The Suitability WG hit a traffic jam when it considered whether the basis for a recommendation should be provided in writing to consumers. California, Maine, and Illinois argued that consumers should be given the basis for a recommendation in writing, or both orally and in writing. They noted that producers are already required to document the basis for a recommendation in their files. Giving consumers the basis for a recommendation in writing would ensure that the producer and consumer are on the same page and would protect producers from consumers coming back later to complain. Iowa, Idaho, and Tennessee contended that because of the many different dynamics of the sales situation, including the possibility that conversations between a producer and consumer are happening over a span of time, the producer should be able to provide the basis of the recommendation to the consumer only orally. Some also noted that companies, in satisfying a written requirement, may implement long generic documents that do not provide additional consumer protection. Or worse yet, producers will avoid making recommendations to avoid the legal requirement.

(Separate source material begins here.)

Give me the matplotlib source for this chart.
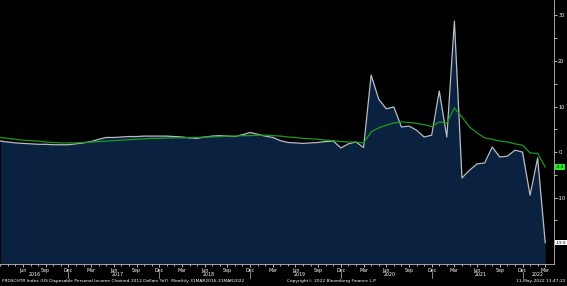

6. Care and Reasonable Basis

Chair Froment did a U-turn in asking the Suitability WG to review the existing language in the Suitability Model to help develop the care obligation. Chair Froment questioned whether the care obligation should incorporate a duty to have:

  • A reasonable basis to believe the consumer would benefit from certain features of the annuity; and
  • A reasonable basis to believe the particular annuity as a whole would address the consumer’s needs.

No regulator objected. Birnbaum, however, attempted to slam the breaks by asserting that the care standard should incorporate a higher duty to ensure consumer outcomes. While some members suggested some wording changes to the reasonable basis language, Chair Froment waived the language through and noted that wordsmithing would be done with the next steps.

7. Failure to Obtain the Consumer’s Profile Information

The Suitability WG discussed whether an annuity transaction should be permitted if a producer fails to obtain the consumer’s profile information. Birnbaum asserted that no transaction should be permitted. Suitability WG members understood that a consumer should have the right to refuse to provide his or her information and still purchase an annuity. In such case, the members posited that the consumer should be informed of the consequences of the refusal — without the information the producer may not make a recommendation. The members also discussed the need for supervision by insurers to protect against producers encouraging consumers to refuse to provide information as a means of circumventing the Suitability Model requirements. Some members suggested insurers should track by producer those sales in which the consumer failed to provide his or her profile information and review those producers whose sales may suggest a practice of encouraging consumers to refuse to provide information.

8. Duty to Supervise Only Extends to Own Products

The Suitability WG members generally understood that insurers can only supervise the sales of their own products. However, California and Birnbaum asserted that an insurer must have some awareness of other products. California stated that in assessing a replacement, the insurer must have knowledge about the product being replaced. Birnbaum cautioned that insurers should be aware of other products in the event those other products may be better suited for the customer. While an insurer may receive a consumer’s profile information, the insurer’s knowledge about the consumer is limited. Thus, no insurer would have the type of relationship with a consumer to know whether another product would be best suited for the customer. Thus, even if insurers had knowledge about other insurers’ products, no insurer could satisfy Birnbaum’s proposed requirements.

9. Next Steps

Chair Froment is moving the Suitability WG out of the parking lot and is forming a technical drafting group that will revise the current Suitability Model based on the framework developed by the Suitability WG over the summer. Chair Froment seeks to expose the draft revisions in mid-September and then will hold weekly meeting with the hopes of reaching the finish line by the Fall National Meeting.